The admiral moved on to the USS Mount Rushmore -- part of the Peleliu Amphibious Ready Group. The ship is working with the Kuwaiti navy and exercised with visit, board, search and seizure operations and convoying exercises. The ship and its sailors will be working with the Saudi Arabian and United Arab Emirates’ navies through the New Year, he said.
In Bahrain the admiral visited the USS Sentry, a mine countermeasures ship, and the USS Chinook, a patrol craft. The Chinook’s crew demonstrated the upgraded guns on the craft and Greenert called the Sentry’s crew “really a proud group.”
The ship joined 5th Fleet over the summer, and it participated in the international mine exercise. “They had the Sea Fox equipment being installed as I was there,” the admiral said. The Sea Fox is an unmanned underwater mine neutralization vehicle.
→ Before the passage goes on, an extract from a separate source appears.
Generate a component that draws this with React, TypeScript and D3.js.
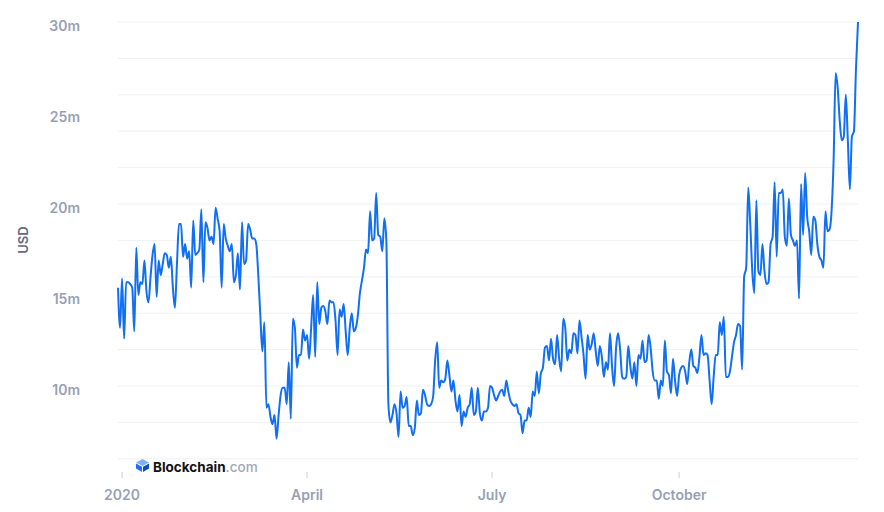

Reporters asked Greenert about the amphibious ready group steaming toward the eastern Mediterranean. The violence in Gaza necessitated moving the USS Iwo Jima, the USS Gunston Hall and the USS New York to the eastern Mediterranean and extending the group’s deployment. The Iwo Jima group will bring a wide-spectrum of capabilities, the admiral said.
“It’s tough to say what they could be used to do,” Greenert said. The group could be used for everything, he said, from power projection to maritime security to visit, board, search, seizure to noncombatant evacuation operations to just sea-control of the area.
“All of those capabilities exist and our job is to make sure we are up and ready if tasked,” Greenert said.